Le piazze in rivolta, e la repressione governativa, sono il riferimento di Wasted Youth (2001)di Argyris Papadimitropoulos, che già dal titolo (preso dal nome del gruppo punk losangelino degli anni Ottanta) esprime il sentimento che lo domina mentre insegue i vagabondaggi sullo skate di un adolescente, la sua ribellione muta, solitaria, le schegge impazzite degli adulti di fronte alla crisi. Loro, i ragazzi, ne sono già consapevoli, e a questo cercano una via di fuga. Impossibile non pensare nel finale con la polizia che uccide senza ragione all’omicidio di Alexis Grigoropoulos, il ragazzino di sedici anni ammazzato nel 2008 da un poliziotto nel quartiere rosso di Atene, Exarchia.

Ha senso far nascere un bambino mentre il Paese va in bancarotta? Se lo chiedono le protagoniste di City of Children di Yorgos Gikapeppas che ha il suo senso più profondo nel rapporto tra la crisi economica e sociale del paese (continuamente rilanciata dai notiziari che si sentono durante il film) e il rapporto di quattro donne con la maternità. Scontro di classe, più subdolo perché ammantato dall’ipocrisia di una benevolenza «amicale» in A casa (Sto Spiti) di Athanasios Karanikolas, la cui protagonista, una donna rumena da anni a servizio in una ricca famiglia greca, si ammala e quando la crisi colpisce le economie i suoi «padroni» non esitano a metterla alla porta.

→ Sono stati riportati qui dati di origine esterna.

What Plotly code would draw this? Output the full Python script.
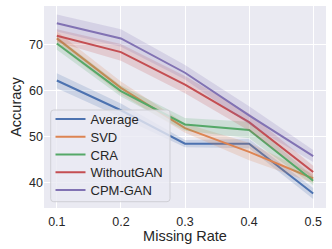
import plotly.graph_objects as go

missing_rate = [0.1, 0.2, 0.3, 0.4, 0.5]
x_tick_labels = ["0.1", "0.2", "0.3", "0.4", "0.5"]
y_ticks = [40, 50, 60, 70]

series_names = ["Average", "SVD", "CRA", "WithoutGAN", "CPM-GAN"]

average_mean = [62.2, 55.7, 48.4, 48.4, 37.5]
average_low = [60.5, 54.2, 47.6, 47.4, 36.3]
average_high = [63.8, 57.2, 49.2, 49.4, 38.7]

svd_mean = [71.4, 60.6, 51.8, 46.6, 40.8]
svd_low = [70.0, 59.2, 50.8, 44.8, 39.8]
svd_high = [72.9, 62.0, 52.8, 48.6, 41.8]

cra_mean = [70.3, 59.9, 52.6, 51.4, 40.3]
cra_low = [68.9, 58.7, 51.2, 49.6, 39.3]
cra_high = [71.8, 61.1, 54.0, 53.2, 41.3]

withoutgan_mean = [72.0, 68.4, 61.3, 53.1, 42.2]
withoutgan_low = [70.6, 66.5, 59.4, 51.2, 40.8]
withoutgan_high = [73.4, 70.2, 63.2, 55.0, 43.6]

cpmgan_mean = [74.7, 71.4, 63.9, 54.6, 45.7]
cpmgan_low = [72.9, 69.6, 62.4, 52.6, 44.4]
cpmgan_high = [76.6, 73.4, 65.6, 56.6, 47.0]

colors = ["#4C72B0", "#DD8452", "#55A868", "#C44E52", "#8172B3"]
fills = ["rgba(76,114,176,0.2)", "rgba(221,132,82,0.2)", "rgba(85,168,104,0.2)",
         "rgba(196,78,82,0.2)", "rgba(129,114,179,0.2)"]

means = [average_mean, svd_mean, cra_mean, withoutgan_mean, cpmgan_mean]
lows = [average_low, svd_low, cra_low, withoutgan_low, cpmgan_low]
highs = [average_high, svd_high, cra_high, withoutgan_high, cpmgan_high]

# plot area in pixels: x 44..326, y 6..208
PL, PR, PT, PB = 44, 326, 6, 208
W, H = PR - PL, PB - PT

def px_x(p):
    return (p - PL) / W

def px_y(p):
    return (PB - p) / H

legend_ids = ["legend", "legend2", "legend3", "legend4", "legend5"]
legend_rows_px = [119, 136.75, 154.5, 172.25, 190]

fig = go.Figure()
for i, (name, m, lo, hi, c, f) in enumerate(zip(series_names, means, lows, highs, colors, fills)):
    fig.add_trace(go.Scatter(
        x=missing_rate + missing_rate[::-1], y=hi + lo[::-1],
        fill="toself", fillcolor=f, line=dict(width=0), mode="lines",
        showlegend=False, hoverinfo="skip"))
    fig.add_trace(go.Scatter(
        x=missing_rate, y=m, mode="lines", name=name, legend=legend_ids[i],
        line=dict(color=c, width=2)))

font_family = "Liberation Sans, Arial, sans-serif"

legend_layouts = {}
for lid, ypx in zip(legend_ids, legend_rows_px):
    legend_layouts[lid] = dict(
        x=px_x(50.5), y=px_y(ypx), xanchor="left", yanchor="middle",
        bgcolor="rgba(0,0,0,0)", borderwidth=0,
        font=dict(size=13, color="#262626", family=font_family), itemwidth=30)

# legend frame with rounded corners (paper coords)
bx0, bx1, by0, by1 = px_x(50.7), px_x(170), px_y(201.7), px_y(110)
rx, ry = 3 / W, 3 / H
frame_path = (
    f"M {bx0+rx},{by0} L {bx1-rx},{by0} Q {bx1},{by0} {bx1},{by0+ry} "
    f"L {bx1},{by1-ry} Q {bx1},{by1} {bx1-rx},{by1} "
    f"L {bx0+rx},{by1} Q {bx0},{by1} {bx0},{by1-ry} "
    f"L {bx0},{by0+ry} Q {bx0},{by0} {bx0+rx},{by0} Z"
)

fig.update_layout(
    width=332, height=249,
    margin=dict(l=PL, r=332 - PR, t=PT, b=249 - PB),
    paper_bgcolor="white", plot_bgcolor="#EAEAF2",
    font=dict(family=font_family, size=12.5, color="#262626"),
    shapes=[dict(type="path", path=frame_path, xref="paper", yref="paper",
                 fillcolor="rgba(234,234,242,0.8)",
                 line=dict(color="rgba(204,204,210,0.9)", width=1), layer="above")],
    xaxis=dict(
        range=[0.08, 0.52], tickvals=missing_rate, ticktext=x_tick_labels,
        showgrid=True, gridcolor="white", gridwidth=1, zeroline=False,
        showline=False, ticks="", ticklabelstandoff=4,
        title=dict(text="Missing Rate", font=dict(size=14.5), standoff=3)),
    yaxis=dict(
        range=[34.35, 78.48], tickvals=y_ticks,
        showgrid=True, gridcolor="white", gridwidth=1, zeroline=False,
        showline=False, ticks="",
        title=dict(text="Accuracy", font=dict(size=14.5), standoff=4)),
    **legend_layouts,
)
fig.write_html("out.html", config={"displayModeBar": False},
               post_script="document.body.style.margin='0';")
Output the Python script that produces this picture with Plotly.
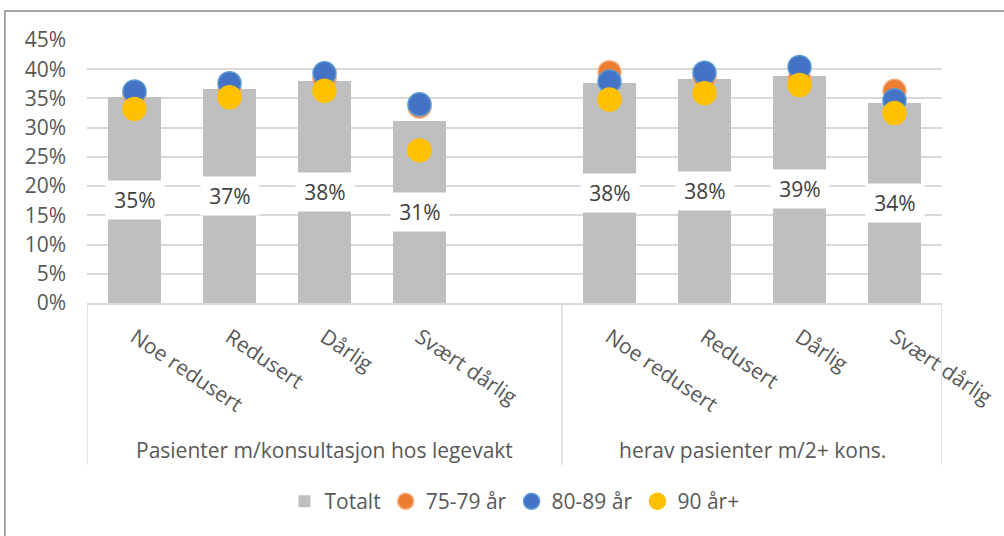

Inganni, menzogne, ancora violenza familiare come metafora sfrontata del declino della nazione: il passato della dittatura dei colonnelli, il presente di corruzione e impoverimento sono i riferimenti tra i quali oscilla Homeland di Syllas Tzoumerkas. E la scommessa di questo cinema è come quella greca tutta aperta.